Это были дни, когда процветала бревенчатая хижина; но она оставалась на месте недолго, чтобы превратиться в тщательно отделанное и декоративное произведение деревенской архитектуры, в которое в России превратился лучший сорт крестьянской избы, выполненный из тех же материалов. Подлинное архитектурное развитие могло бы привести от грубой бревенчатой хижины к завершенной, от голой хижины — к украшенной и отделанной, и так, пожалуй, за век или около того — к прекрасной загородной архитектуре и великому народному искусству резьбы по дереву, сопоставимому с искусством русских резчиков в наши дни. В Америке, однако, пионер дерзко перепрыгнул от бревенчатой хижины к Белому дому или его благопристойному эквиваленту из лобзика; и искусства, присущие хорошему строительству, так и не получили шанса развиться. При преобладании менталитета шахтера во всем, за что бы ни брался пионер, архитектура пионера состояла сплошь из фальшивок и подпорк.
III
Первым вкладом в комфорт пионера стала изобретательная печь Франклина (1745 г.). За ней последовал ряд материальных приспособлений. Центральное отопление обеспечило американскому дому римский стандарт комфорта, лампа с круглым фитилем пленила Эдгара По, а кухонные плиты, газовое освещение, стационарные ванны и ватерклозеты проложили себе дорогу в лучшие дома восточных городов еще до середины девятнадцатого века. В развитии самого города регулярный план сетки улиц пополнил список трудосберегающих устройств.
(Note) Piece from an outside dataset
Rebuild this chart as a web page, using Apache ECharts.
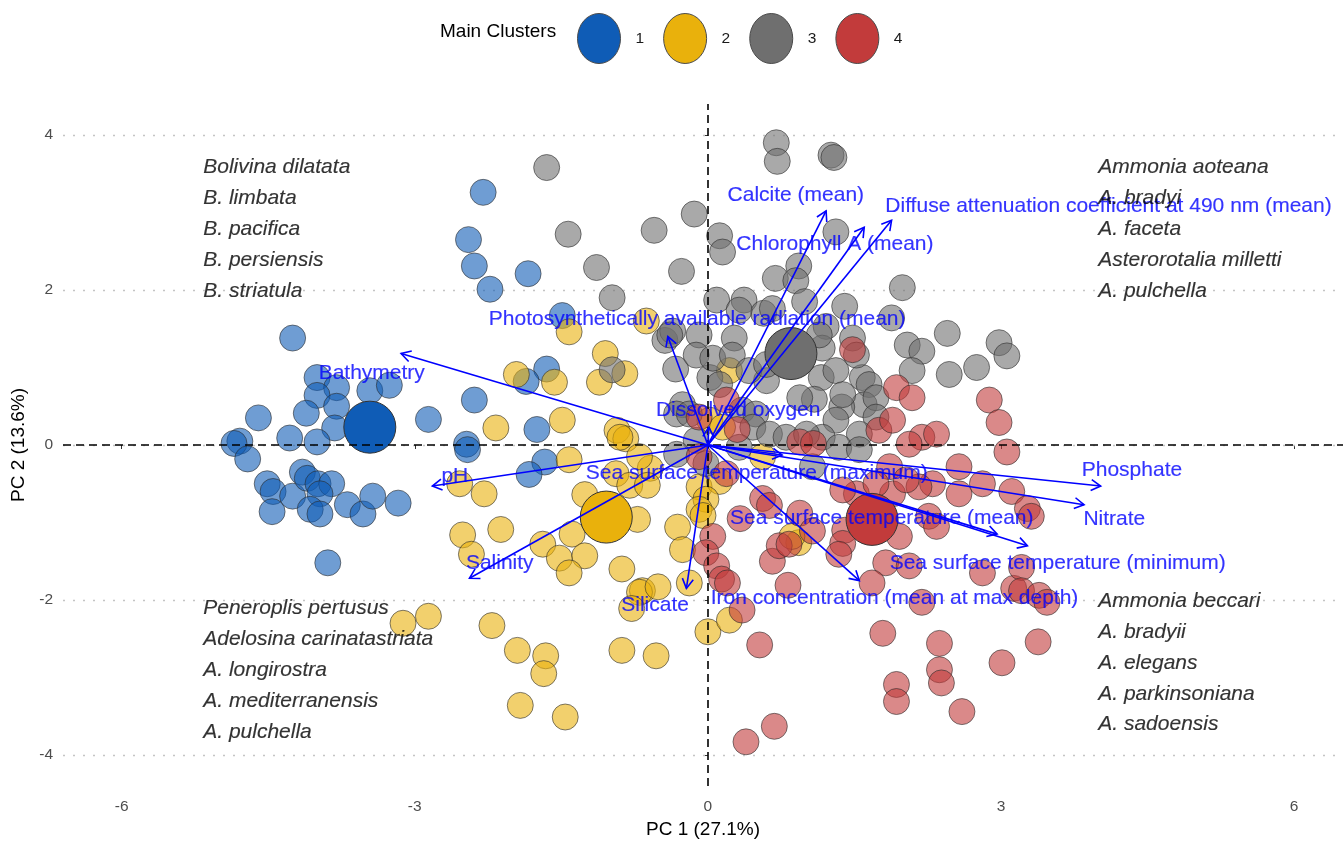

Хотя план сетки улиц соотносился с природными условиями и фундаментальными социальными потребностями так же, как бумажная конституция — с живыми обычаями народа, простота регулярного плана покорила сердце пионера. Его прямоугольные кварталы образовывали земельные участки, которые он мог продавать по футам фронтальной длины и которыми мог спекулировать так же легко, как если бы он играл в карты, а передаточные акты можно было набросать наскоро по единой формуле для каждого участка; более того, наименее компетентный землемер без раздумий и знаний мог проецировать рост улиц и проспектов Нью-Эдема в бесконечное будущее. В градостроительстве девятнадцатого века инженер был послушным слугой земельного монополиста; он предоставил каркас для архитектора — каркас, в тисках которого мы боремся и поныне, где ценность участка значила все, а ценность вида не учитывалась даже задним числом.
При разметке улиц и нарезке участков никакого внимания не уделялось тому, как земля будет использоваться в дальнейшем; однако предпринимались самые скрупулезные усилия для защиты ее сиюминутного использования, а именно — земельных спекуляций. Ради этой цели холмы срезались, болота и пруды засыпались, а улицы прокладывались еще до того, как эти расходы могли взять на себя люди, которым в конечном счете предстояло извлечь из них выгоду или пострадать от них. Неудивительно, что новые города вроде Цинциннати, Сент-Луиса и Чикаго к середине века уступили спекулянтам недвижимостью в счет оплаты благоустройства улиц щедрые участки земли, которые первоначальные планировщики отвели под общественные центры. Спланированный людьми, которые еще сохраняли часть градостроительного видения ранней республики, коммерческий город стремительно ускользнул в руки людей, обладавших не большим количеством гражданских щепетильностей, чем содержатель лотереи.